Question

The electric field intensity just sufficient to balance the earth’s gravitational attraction of an electron will be:
(Given mass and charge of an electron respectively are $9.1 \times {10^{ - 31}}kg$ and $1.6 \times {10^{ - 19}}C$ )

Answer 1

Hint: The force on the electron exerted by the field is qE and the gravitational force acting on the electron is mg.
We know the two forces acting on the electron are that exerted by the field and the gravitational force. So, we will equate the forces and find out the electric field intensity.

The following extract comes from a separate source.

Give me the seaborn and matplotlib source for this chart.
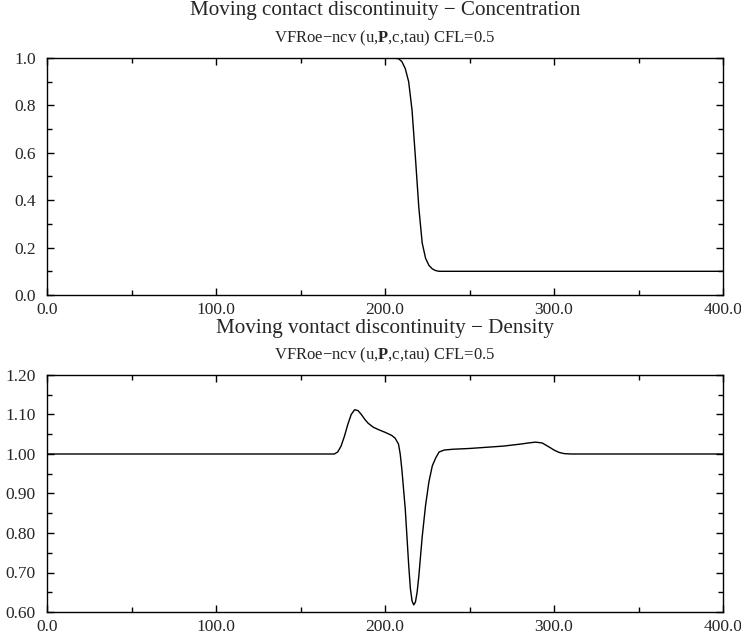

Complete step by step answer:
We will first equate the forces acting on the electron that is,
 \[qE = mg\]
Where q = charge of electron
E= electric field
m=mass of electron which is equal to $9.1 \times {10^{ - 31}}kg$
g=acceleration due to gravity which is equal to $10$
So, substituting the given values in the above equation,
 \[qE = mg\]
 $ - eE = mg$
as charge on electron is equal to –e
 $E = - \dfrac{{9.1 \times {{10}^{ - 31}} \times 10}}{{1.6 \times {{10}^{ - 19}}}} = - 5.6 \times {10^{ - 11}}\frac{N}{C}$
Therefore, the electric field required to balance the earth’s gravitational attraction on an electron is
 $ - 5.6 \times {10^{ - 11}}\frac{N}{C}$

Hence the correct solution is option A

Additional information:
Both electric and gravitational fields are similar in many ways such as they both involve magnitude and direction and they impart forces between objects.

Note:
The direction of force on an electron will be in the opposite direction to the electric field as the electron is a negatively charged particle so we should be careful while assigning the direction of attractive forces on the electron. The direction of gravitational force is a vector pointing downwards. If the question involved proton force it would be in the same direction as the electric field.